Avec une représentation des territoires et de l'ensemble du territoire national assurée, il devient inutile de tenter le grand écart entre un électorat découpé en circonscription locales et inégales peu cohérentes et la promotion de l'intérêt général dans le travail législatif. Les députés ne sont pas assez proches? Laissons-les prendre le large, pour appréhender leur travail de législateur avec une vision nationale, communautaire et internationale, et donnons plus de pouvoirs aux élus locaux.

En allant un peu plus loin, un scrutin de liste au niveau national permettrait de résoudre plusieurs problèmes souvent dénoncés.
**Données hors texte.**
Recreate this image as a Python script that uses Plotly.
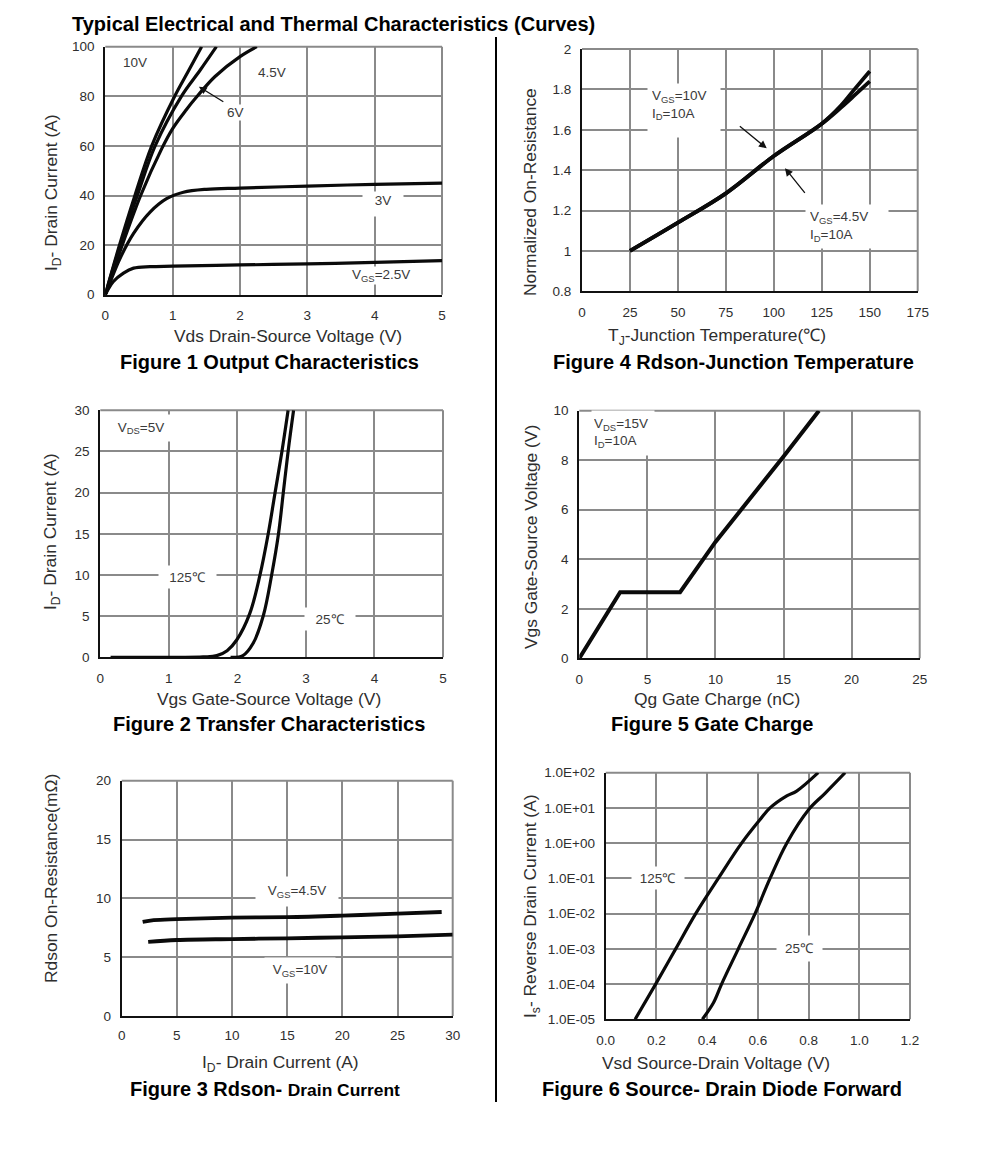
import plotly.graph_objects as go

W, H = 991, 1149
FONT = "Liberation Sans, Arial, sans-serif"
TXT = "#2e2e2e"
GRID = "#8a8a8a"

# ---- Figure 1: output characteristics
f1_10v_x = [0, 0.2, 0.44, 0.69, 1.03, 1.23, 1.43]
f1_10v_y = [0, 19, 40, 60, 80, 90, 100]
f1_6v_x = [0, 0.2, 0.475, 0.74, 1.13, 1.41, 1.65]
f1_6v_y = [0, 18, 40, 60, 80, 90.6, 100]
f1_45v_x = [0, 0.2, 0.525, 0.84, 1.0, 1.2, 1.38, 1.63, 2.0, 2.25]
f1_45v_y = [0, 16, 40, 59, 67, 74.5, 80.5, 88, 96, 100]
f1_3v_x = [0, 0.1, 0.22, 0.42, 0.665, 0.91, 1.16, 1.5, 2, 3, 4, 5]
f1_3v_y = [0, 7, 14.7, 24.7, 33.3, 38.7, 41.3, 42.5, 43, 43.8, 44.5, 45]
f1_25v_x = [0, 0.12, 0.27, 0.42, 0.665, 1, 2, 3, 4, 5]
f1_25v_y = [0, 5.3, 8.7, 10.7, 11.3, 11.5, 12, 12.4, 13, 13.7]

# ---- Figure 2: transfer characteristics
f2_125_x = [0.15, 1.5, 1.7, 1.85, 1.99, 2.18, 2.33, 2.45, 2.55, 2.65, 2.74]
f2_125_y = [0, 0.05, 0.2, 0.8, 2.1, 5.3, 10, 15, 20, 25, 30]
f2_25_x = [1.9, 2.08, 2.23, 2.38, 2.5, 2.6, 2.67, 2.74, 2.82]
f2_25_y = [0, 0.2, 1.7, 5.1, 10, 15, 20, 25, 30]

# ---- Figure 3: Rdson vs drain current
f3_45_x = [1.9, 2.9, 5, 10, 15, 20, 25, 29]
f3_45_y = [8.0, 8.15, 8.24, 8.36, 8.4, 8.53, 8.7, 8.84]
f3_10_x = [2.4, 5, 10, 15, 20, 25, 30]
f3_10_y = [6.3, 6.46, 6.54, 6.6, 6.69, 6.77, 6.91]

# ---- Figure 4: Rdson vs temperature
f4_10_x = [25, 50, 75, 100, 125, 135, 142, 150]
f4_10_y = [1, 1.14, 1.285, 1.47, 1.63, 1.72, 1.80, 1.89]
f4_45_x = [25, 50, 75, 100, 125, 135, 142, 150]
f4_45_y = [1, 1.14, 1.285, 1.47, 1.63, 1.71, 1.77, 1.84]

# ---- Figure 5: gate charge
f5_x = [0, 3, 7.4, 10, 15, 17.6]
f5_y = [0, 2.67, 2.67, 4.7, 8.15, 10]

# ---- Figure 6: source-drain diode forward
f6_125_x = [0.116, 0.197, 0.276, 0.355, 0.444, 0.536, 0.608, 0.648, 0.714, 0.753, 0.838]
f6_125_y = [1e-5, 1e-4, 1e-3, 1e-2, 1e-1, 1, 4.6, 10, 22, 30, 100]
f6_25_x = [0.381, 0.425, 0.457, 0.523, 0.589, 0.648, 0.714, 0.80, 0.865, 0.944]
f6_25_y = [1e-5, 2.95e-5, 1e-4, 1e-3, 1e-2, 1e-1, 1, 8.9, 26, 100]
f6_ticks = [1e-5, 1e-4, 1e-3, 1e-2, 1e-1, 1, 10, 100]
f6_labels = ["1.0E-05", "1.0E-04", "1.0E-03", "1.0E-02", "1.0E-01", "1.0E+00", "1.0E+01", "1.0E+02"]

fig = go.Figure()


def px_x(v):
    return v / W


def px_y(v):
    return 1 - v / H


def add_axes(n, box, xr, yr, dx, dy, xlab=21, ylab=6, ytype="linear", ytickvals=None, yticktext=None, xfmt=None):
    l, r, t, b = box
    sx = "" if n == 1 else str(n)
    xa = dict(domain=[px_x(l), px_x(r)], range=xr, dtick=dx, tick0=0, anchor="y" + sx, automargin=False,
              showgrid=True, gridcolor=GRID, gridwidth=2, zeroline=False,
              showline=True, linecolor="#111111", linewidth=2,
              ticks="outside", ticklen=xlab - 14, tickcolor="rgba(0,0,0,0)",
              tickfont=dict(family=FONT, size=13.5, color=TXT), layer="below traces")
    if xfmt:
        xa["tickformat"] = xfmt
    ya = dict(domain=[px_y(b), px_y(t)], range=yr, anchor="x" + sx, type=ytype, automargin=False,
              showgrid=True, gridcolor=GRID, gridwidth=2, zeroline=False,
              showline=True, linecolor="#111111", linewidth=2,
              ticks="outside", ticklen=ylab, tickcolor="rgba(0,0,0,0)",
              tickfont=dict(family=FONT, size=13.5, color=TXT), layer="below traces")
    if ytickvals:
        ya.update(tickmode="array", tickvals=ytickvals, ticktext=yticktext)
    else:
        ya.update(dtick=dy, tick0=0)
    fig.update_layout({f"xaxis{sx}": xa, f"yaxis{sx}": ya})
    fig.add_shape(type="line", xref=f"x{sx} domain", yref=f"y{sx} domain", x0=0, x1=1, y0=1, y1=1,
                  line=dict(color=GRID, width=2), layer="below")
    fig.add_shape(type="line", xref=f"x{sx} domain", yref=f"y{sx} domain", x0=1, x1=1, y0=0, y1=1,
                  line=dict(color=GRID, width=2), layer="below")


def curve(n, x, y, name, width=3.2, shape="spline"):
    sx = "" if n == 1 else str(n)
    line = dict(color="#0a0a0a", width=width, shape=shape)
    if shape == "spline":
        line["smoothing"] = 1.0
    fig.add_trace(go.Scatter(x=x, y=y, mode="lines", name=name, xaxis="x" + sx, yaxis="y" + sx,
                             line=line, showlegend=False, hoverinfo="skip"))


def label(n, x, y, text, w=None, h=None, align="center", valign="middle", pad=1, size=13.5):
    sx = "" if n == 1 else str(n)
    kw = {}
    if w:
        kw.update(width=w)
    if h:
        kw.update(height=h)
    fig.add_annotation(xref="x" + sx, yref="y" + sx, x=x, y=y, text=text, showarrow=False,
                       font=dict(family=FONT, size=size, color="#3a3a3a"), bgcolor="white",
                       align=align, valign=valign, borderpad=pad, **kw)


def arrow(n, x0, y0, x1, y1):
    sx = "" if n == 1 else str(n)
    fig.add_annotation(xref="x" + sx, yref="y" + sx, axref="x" + sx, ayref="y" + sx, x=x1, y=y1, ax=x0, ay=y0,
                       text="", showarrow=True, arrowhead=2, arrowsize=1.2, arrowwidth=1.3, arrowcolor="#111111")


def ptext(cx, cy, text, size=17.4, bold=False, angle=0, anchor="center", color=TXT):
    fig.add_annotation(xref="paper", yref="paper", x=px_x(cx), y=px_y(cy), text=f"<b>{text}</b>" if bold else text,
                       showarrow=False, xanchor=anchor, yanchor="middle", textangle=angle,
                       font=dict(family=FONT, size=size, color=color), borderpad=0)


add_axes(1, (105.3, 442, 46.7, 294.7), [0, 5], [0, 100], 1, 20)
add_axes(2, (100.3, 443, 410.3, 657.3), [0, 5], [0, 30], 1, 5)
add_axes(3, (121.7, 452.7, 780.7, 1016), [0, 30], [0, 20], 5, 5, xlab=20)
add_axes(4, (582, 917.7, 49, 291.3), [0, 175], [0.8, 2], 25, 0.2, ytickvals=[0.8, 1, 1.2, 1.4, 1.6, 1.8, 2],
         yticktext=["0.8", "1", "1.2", "1.4", "1.6", "1.8", "2"])
add_axes(5, (579.3, 919.7, 410.7, 658.3), [0, 25], [0, 10], 5, 2)
add_axes(6, (605.7, 910, 772.7, 1019.3), [0, 1.2], [-5, 2], 0.2, None, ytype="log",
         ytickvals=f6_ticks, yticktext=f6_labels, xfmt=".1f")

curve(1, f1_10v_x, f1_10v_y, "10V")
curve(1, f1_6v_x, f1_6v_y, "6V")
curve(1, f1_45v_x, f1_45v_y, "4.5V")
curve(1, f1_3v_x, f1_3v_y, "3V")
curve(1, f1_25v_x, f1_25v_y, "VGS=2.5V")
curve(2, f2_125_x, f2_125_y, "125C")
curve(2, f2_25_x, f2_25_y, "25C")
curve(3, f3_45_x, f3_45_y, "VGS=4.5V", width=3.8)
curve(3, f3_10_x, f3_10_y, "VGS=10V", width=3.8)
curve(4, f4_10_x, f4_10_y, "VGS=10V", width=3.8)
curve(4, f4_45_x, f4_45_y, "VGS=4.5V", width=3.8)
curve(5, f5_x, f5_y, "Vgs", width=4, shape="linear")
curve(6, f6_125_x, f6_125_y, "125C")
curve(6, f6_25_x, f6_25_y, "25C")

# in-plot labels
label(1, 0.44, 93.5, "10V")
label(1, 2.47, 89.6, "4.5V")
label(1, 1.94, 73.5, "6V", pad=0)
label(1, 4.13, 36.5, "3V", w=38, h=22, valign="top")
label(1, 4.1, 7.7, "V<sub>GS</sub>=2.5V", pad=0)
arrow(1, 1.775, 77.4, 1.39, 83.9)

label(2, 0.6, 27.8, "V<sub>DS</sub>=5V", w=56, h=24)
label(2, 1.27, 9.8, "125℃", w=55, h=20)
label(2, 3.35, 4.6, "25℃", w=48, h=20)

label(3, 15.9, 10.6, "V<sub>GS</sub>=4.5V", w=80, h=27)
label(3, 16.2, 3.85, "V<sub>GS</sub>=10V", w=68, h=23)

label(4, 53.4, 1.695, "V<sub>GS</sub>=10V<br>I<sub>D</sub>=10A", w=64, h=45, align="left", valign="top", pad=4)
label(4, 138.3, 1.12, "V<sub>GS</sub>=4.5V<br>I<sub>D</sub>=10A", w=74, h=35, align="left", pad=4)
arrow(4, 81.5, 1.623, 96.3, 1.508)
arrow(4, 116.8, 1.28, 105.8, 1.41)

label(5, 3.2, 9.08, "V<sub>DS</sub>=15V<br>I<sub>D</sub>=10A", w=58, h=40, align="left", pad=2)

label(6, 0.208, -1.0, "125℃", w=50, h=20)
label(6, 0.766, -3.0, "25℃", w=43, h=23)

# axis titles
ptext(288, 336, "Vds Drain-Source Voltage (V)")
ptext(52, 193, "I<sub>D</sub>- Drain Current (A)", angle=-90)
ptext(717, 336, "T<sub>J</sub>-Junction Temperature(℃)")
ptext(530, 192, "Normalized On-Resistance", angle=-90)
ptext(269, 699, "Vgs Gate-Source Voltage (V)")
ptext(52, 532, "I<sub>D</sub>- Drain Current (A)", angle=-90)
ptext(717, 699, "Qg Gate Charge (nC)")
ptext(531, 537, "Vgs Gate-Source Voltage (V)", angle=-90)
ptext(280, 1063, "I<sub>D</sub>- Drain Current (A)")
ptext(51, 879, "Rdson On-Resistance(mΩ)", angle=-90)
ptext(716, 1063, "Vsd Source-Drain Voltage (V)")
ptext(531, 906, "I<sub>s</sub>- Reverse Drain Current (A)", angle=-90)

# figure captions
CAP = 20
ptext(269, 362, "Figure 1 Output Characteristics", size=CAP, bold=True, color="#000")
ptext(733, 362, "Figure 4 Rdson-Junction Temperature", size=CAP, bold=True, color="#000")
ptext(269, 724, "Figure 2 Transfer Characteristics", size=CAP, bold=True, color="#000")
ptext(712, 724, "Figure 5 Gate Charge", size=CAP, bold=True, color="#000")
ptext(265, 1089, 'Figure 3 Rdson- <span style="font-size:17.4px">Drain Current</span>', size=CAP, bold=True, color="#000")
ptext(722, 1089, "Figure 6 Source- Drain Diode Forward", size=CAP, bold=True, color="#000")
ptext(71, 24, "Typical Electrical and Thermal Characteristics (Curves)", size=CAP, bold=True, anchor="left", color="#000")

# vertical divider between columns
fig.add_shape(type="line", xref="paper", yref="paper", x0=px_x(496), x1=px_x(496), y0=px_y(37), y1=px_y(1102),
              line=dict(color="#000000", width=2))

fig.update_layout(width=W, height=H, margin=dict(l=0, r=0, t=0, b=0, autoexpand=False), paper_bgcolor="white",
                  plot_bgcolor="white", showlegend=False, font=dict(family=FONT))

fig.write_html("out.html", config=dict(displayModeBar=False),
               post_script="document.body.style.margin='0';document.documentElement.style.overflow='hidden';")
Les parachutages mal vécus par les citoyens et les militants locaux n'auraient plus de raison d'être. La parité pourrait être vraiment atteinte: chaque parti pourrait être contraint de constituer sa liste de candidats en alternance homme/femme. Les candidats issus de l'immigration feraient leur entrée à l'Assemblée; ou les partis pourraient être dénoncés pour leur double langage s'ils ne figurent pas en position éligible.

Enfin, la représentation des partis minoritaires pourrait être mieux assurée que par l'introduction d'une simple dose de proportionnelle, sans que les majorités ne soient instables. Pour ce faire, on peut s'inspirer du scrutin utilisé pour élire les Conseils régionaux: il permet d'évacuer les partis ultra-minoritaires au premier tour, en fixant la barre pour le passage au second tour à 10%, puis donne une prime de 25% des sièges au gagnant, ce qui lui assure une majorité confortable pour légiférer.